§ Given request
Skip all pictures. Write out the data below from its first line through the line that contains "year_ticks = [1960, 1973, 1986, 1999]".

§ Information supplied

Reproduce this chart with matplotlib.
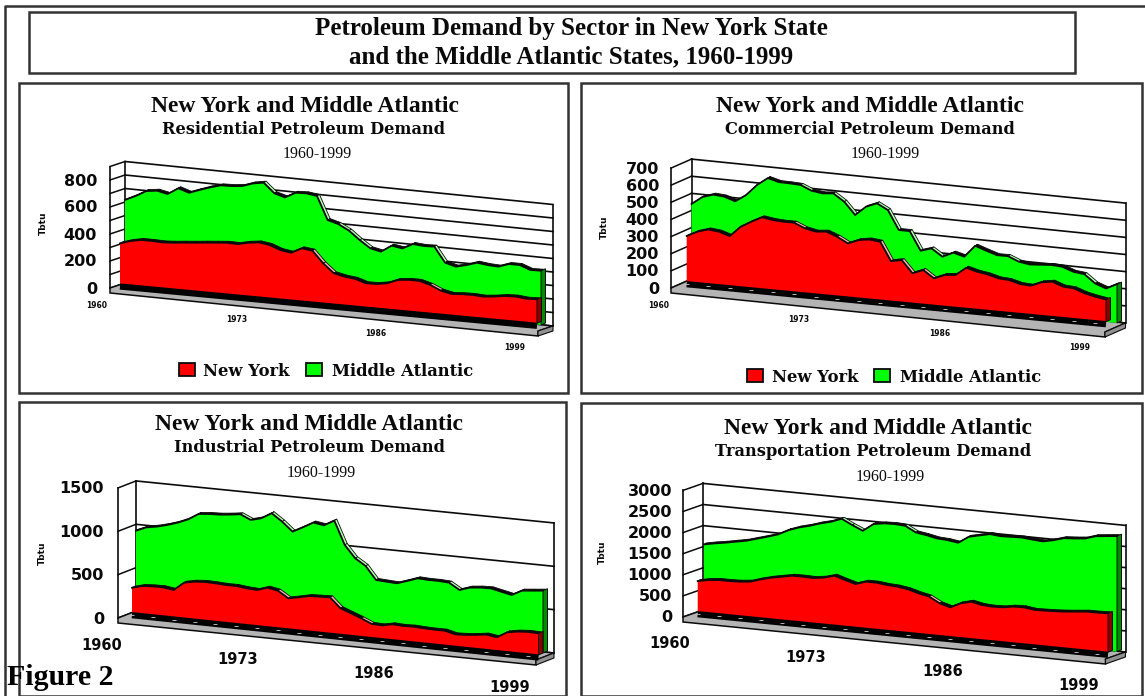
#!/usr/bin/python3
import matplotlib
matplotlib.use('Agg')
import matplotlib.pyplot as plt
from matplotlib.patches import Polygon, Rectangle
from matplotlib.transforms import Affine2D
import numpy as np

years = list(range(1960, 2000))
year_ticks = [1960, 1973, 1986, 1999]

res_ny = [301, 326, 341, 341, 338, 343, 351, 358, 366, 373, 380, 378, 395, 405, 393, 363, 351, 391, 381, 295,
          229, 211, 202, 177, 179, 192, 224, 232, 232, 210, 175, 158, 163, 165, 160, 168, 180, 183, 175, 178]
res_ma = [593, 631, 676, 687, 671, 722, 697, 727, 755, 778, 781, 790, 818, 832, 762, 740, 783, 787, 776, 606,
          585, 545, 484, 431, 415, 468, 456, 497, 491, 495, 385, 364, 384, 410, 401, 398, 426, 427, 399, 402]
com_ny = [267, 298, 317, 310, 290, 350, 386, 418, 408, 404, 404, 377, 364, 370, 346, 313, 339, 348, 341, 234,
          246, 175, 200, 157, 183, 189, 237, 220, 210, 193, 189, 172, 168, 194, 204, 181, 177, 154, 140, 130]
com_ma = [444, 491, 511, 506, 485, 528, 593, 640, 623, 622, 619, 592, 583, 589, 547, 476, 531, 557, 524, 414,
          414, 306, 326, 284, 314, 297, 367, 345, 325, 326, 300, 290, 295, 300, 296, 273, 266, 218, 195, 227]
ind_ny = [288, 320, 329, 330, 312, 409, 433, 442, 439, 432, 433, 419, 412, 451, 429, 353, 377, 405, 410, 415,
          301, 256, 210, 158, 154, 179, 172, 177, 170, 167, 168, 138, 144, 156, 173, 154, 224, 245, 254, 250]
ind_ma = [915, 966, 987, 1019, 1058, 1109, 1184, 1196, 1201, 1214, 1231, 1178, 1210, 1281, 1197, 1094, 1157, 1224, 1205, 1272,
          1004, 863, 787, 638, 631, 625, 665, 708, 702, 703, 696, 624, 664, 677, 681, 655, 630, 693, 705, 718]
tra_ny = [726, 775, 800, 800, 809, 836, 914, 978, 1026, 1074, 1076, 1069, 1103, 1174, 1096, 1026, 1106, 1106, 1076, 1062,
          1023, 953, 900, 766, 695, 815, 879, 825, 810, 818, 860, 868, 832, 839, 848, 865, 889, 914, 915, 924]
tra_ma = [1555, 1604, 1645, 1694, 1743, 1816, 1889, 1969, 2096, 2185, 2250, 2331, 2395, 2491, 2367, 2257, 2441, 2483, 2492, 2477,
          2344, 2305, 2253, 2239, 2201, 2368, 2425, 2482, 2459, 2468, 2478, 2455, 2435, 2490, 2564, 2581, 2606, 2686, 2713, 2739]

RED, GREEN = '#ff0000', '#00ff00'
DARK_RED, DARK_GREEN = '#8c0000', '#008c00'
LIGHT_RED, LIGHT_GREEN = '#ffb0b0', '#b0ffb0'
GRAY = '#b4b4b4'
INK = '#0a0a0a'
SERIF = 'Liberation Serif'
SLAB = 'DejaVu Serif'

# all layout is in picture pixels, the axes below runs 0-1145 / 696-0
panels = [
    dict(name='Residential', ny=res_ny, ma=res_ma, box=(19, 83, 568, 393), k=0.135, grid=100, top=900,
         labels=[0, 200, 400, 600, 800], back=(125, 283, 553, 326), front=(110, 288),
         red=(120, 284, 537, 323.3), green=(125, 280, 541, 325), ylab=(97, 289), tbtu=(43, 223),
         yr=(97, 306, 515, 347), yrsize=5.5, title=(305, 107, 304, 130, 317, 154),
         leg=(179, 306, 369.5, 203, 332, 372)),
    dict(name='Commercial', ny=com_ny, ma=com_ma, box=(581, 83, 1142, 393), k=0.1713, grid=100, top=700,
         labels=[0, 100, 200, 300, 400, 500, 600, 700], back=(691.5, 279, 1125.5, 323), front=(671, 288),
         red=(686.7, 281.7, 1106, 321.7), green=(691.5, 280, 1117, 323), ylab=(659, 289), tbtu=(604, 227),
         yr=(658.5, 306, 1080, 347), yrsize=5.5, title=(870, 107, 870, 130, 885, 154),
         leg=(747, 874, 375, 772, 900, 378)),
    dict(name='Industrial', ny=ind_ny, ma=ind_ma, box=(19, 402, 566, 696), k=0.0867, grid=500, top=1500,
         labels=[0, 500, 1000, 1500], back=(136, 611, 554, 653), front=(118, 618),
         red=(132, 612.7, 538.5, 655), green=(136, 610, 543, 652.9), ylab=(104, 619), tbtu=(42, 553),
         yr=(102, 645, 510, 687), yrsize=10.5, title=(309, 425, 310, 448, 321, 473), leg=None),
    dict(name='Transportation', ny=tra_ny, ma=tra_ma, box=(581, 403, 1142, 696), k=0.0422, grid=500, top=3000,
         labels=[0, 500, 1000, 1500, 2000, 2500, 3000], back=(703, 610, 1125.5, 652), front=(683, 617),
         red=(697.7, 611.7, 1108, 652.3), green=(704, 610, 1117, 651.7), ylab=(672, 618), tbtu=(602, 552),
         yr=(669.5, 643, 1079, 685), yrsize=10.5, title=(878, 429, 873, 452, 890, 477), leg=None),
]

fig = plt.figure(figsize=(11.45, 6.96), dpi=100)
ax = fig.add_axes([0, 0, 1, 1])
ax.set_xlim(0, 1145)
ax.set_ylim(696, 0)
ax.axis('off')


def skew(x0, y0, x1, y1, k):
    # year/value -> picture pixels, the value axis stays vertical
    dx = (x1 - x0) / 39.0
    dy = (y1 - y0) / 39.0
    return Affine2D.from_values(dx, dy, 0, -k, x0 - 1960 * dx, y0 - 1960 * dy)


def frame(x0, y0, x1, y1):
    ax.add_patch(Rectangle((x0, y0), x1 - x0, y1 - y0, fc='none', ec='#333333', lw=1.8, clip_on=False))


def series(values, pos, k, face, dark, light, z):
    tr = skew(pos[0], pos[1], pos[2], pos[3], k)
    top = tr.transform(np.column_stack([years, values]))
    base = tr.transform(np.column_stack([years, np.zeros(len(years))]))
    depth = np.array([2.5, -1.5])
    end = np.array([4.5, -2.0])
    # top ribbon of the 3D area, pale only on the steep drops
    for a, b in zip(top[:-1], top[1:]):
        falling = (b[1] - a[1]) > 0.5 * (b[0] - a[0])
        ax.add_patch(Polygon([a, b, b + depth, a + depth], fc=light if falling else INK, ec=INK, lw=0.6, zorder=z))
    ax.add_patch(Polygon(np.vstack([top, base[::-1]]), fc=face, ec='none', zorder=z + 0.1))
    ax.add_patch(Polygon([top[-1], top[-1] + end, base[-1] + end, base[-1]], fc=dark, ec=INK, lw=0.7, zorder=z + 0.1))
    ax.plot(top[:, 0], top[:, 1], color=INK, lw=1.3, zorder=z + 0.2)
    return base


def draw_panel(p):
    frame(*p['box'])
    k = p['k']
    bx0, by0, bx1, by1 = p['back']
    fx0, fy0 = p['front']
    side_x, side_y = bx0 - fx0, fy0 - by0
    wall = skew(bx0, by0, bx1, by1, k)
    ticks = np.arange(0, p['top'] + p['grid'], p['grid'])

    # back wall and side wall
    for v in ticks:
        pts = wall.transform([[1960, v], [1999, v]])
        ax.plot(pts[:, 0], pts[:, 1], color=INK, lw=1.2, zorder=1)
        ax.plot([pts[0, 0] - side_x, pts[0, 0]], [pts[0, 1] + side_y, pts[0, 1]], color=INK, lw=1.1, zorder=1)
    for x0, x1, y0, y1 in [(bx0, bx0, by0, by0 - k * p['top']), (bx1, bx1, by1, by1 - k * p['top']),
                           (fx0, fx0, fy0, fy0 - k * p['top'])]:
        ax.plot([x0, x1], [y0, y1], color=INK, lw=1.2, zorder=1)

    # floor slab
    drop = 5
    fx1, fy1 = bx1 - side_x, by1 + side_y
    ax.add_patch(Polygon([(fx0, fy0), (bx0, by0), (bx1, by1), (fx1, fy1), (fx1, fy1 + drop), (fx0, fy0 + drop)],
                         fc=GRAY, ec=INK, lw=1.1, zorder=2))
    ax.add_patch(Polygon([(fx1, fy1), (bx1, by1), (bx1, by1 + drop), (fx1, fy1 + drop)], fc='#909090', ec=INK, lw=0.8, zorder=2))

    series(p['ma'], p['green'], k, GREEN, DARK_GREEN, LIGHT_GREEN, 3)
    base = series(p['ny'], p['red'], k, RED, DARK_RED, LIGHT_RED, 4)
    ax.plot(base[:, 0], base[:, 1] + 2.5, color='black', lw=4.5, zorder=5, solid_capstyle='butt')
    if p['name'] != 'Residential':
        ax.plot(base[:, 0][::2], base[:, 1][::2] + 2.5, ls='none', marker='_', ms=2.5, mew=0.7, color=GRAY, zorder=5.1)

    # value labels
    lx, ly = p['ylab']
    for v in p['labels']:
        ax.text(lx, ly - k * v, str(v), ha='right', va='center', fontsize=11.5, fontweight='bold', family='DejaVu Sans', color=INK)
    ax.text(p['tbtu'][0], p['tbtu'][1], 'Tbtu', rotation=90, ha='center', va='center', fontsize=6.5, fontweight='bold',
            family='DejaVu Sans', color=INK)

    # year labels
    yr = skew(p['yr'][0], p['yr'][1], p['yr'][2], p['yr'][3], 0)
    for y in year_ticks:
        px, py = yr.transform([y, 0])
        ax.text(px, py, str(y), ha='center', va='center', fontsize=p['yrsize'], fontweight='bold', family='DejaVu Sans', color=INK)

    # titles
    c1, t1, c2, t2, c3, t3 = p['title']
    ax.text(c1, t1, 'New York and Middle Atlantic', ha='center', va='center', fontsize=17, fontweight='bold', family=SERIF, color=INK)
    ax.text(c2, t2, p['name'] + ' Petroleum Demand', ha='center', va='center', fontsize=11.7, fontweight='bold', family=SLAB, color=INK)
    ax.text(c3, t3, '1960-1999', ha='center', va='center', fontsize=11.5, family=SERIF, color=INK)

    # legend
    if p['leg']:
        rx, gx, sy, tx1, tx2, ty = p['leg']
        ax.add_patch(Rectangle((rx, sy - 6.5), 16, 13, fc=RED, ec=INK, lw=1.3, zorder=3))
        ax.add_patch(Rectangle((gx, sy - 6.5), 16, 13, fc=GREEN, ec=INK, lw=1.3, zorder=3))
        ax.text(tx1, ty, 'New York', ha='left', va='center', fontsize=11.8, fontweight='bold', family=SLAB, color=INK)
        ax.text(tx2, ty, 'Middle Atlantic', ha='left', va='center', fontsize=11.8, fontweight='bold', family=SLAB, color=INK)


# outer rule, title box
ax.plot([5, 5, 1145], [696, 6, 6], color='#333333', lw=1.8)
frame(29, 12, 1075, 73)
ax.text(571, 29, 'Petroleum Demand by Sector in New York State', ha='center', va='center', fontsize=18, fontweight='bold', family=SERIF, color=INK)
ax.text(571, 57, 'and the Middle Atlantic States, 1960-1999', ha='center', va='center', fontsize=18, fontweight='bold', family=SERIF, color=INK)

for p in panels:
    draw_panel(p)

ax.text(7, 685, 'Figure 2', ha='left', va='baseline', fontsize=21.5, fontweight='bold', family=SERIF, color='black', zorder=10)

plt.savefig('out.png', dpi=100)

§ Answer for the task
Reproduce this chart with matplotlib.
#!/usr/bin/python3
import matplotlib
matplotlib.use('Agg')
import matplotlib.pyplot as plt
from matplotlib.patches import Polygon, Rectangle
from matplotlib.transforms import Affine2D
import numpy as np

years = list(range(1960, 2000))
year_ticks = [1960, 1973, 1986, 1999]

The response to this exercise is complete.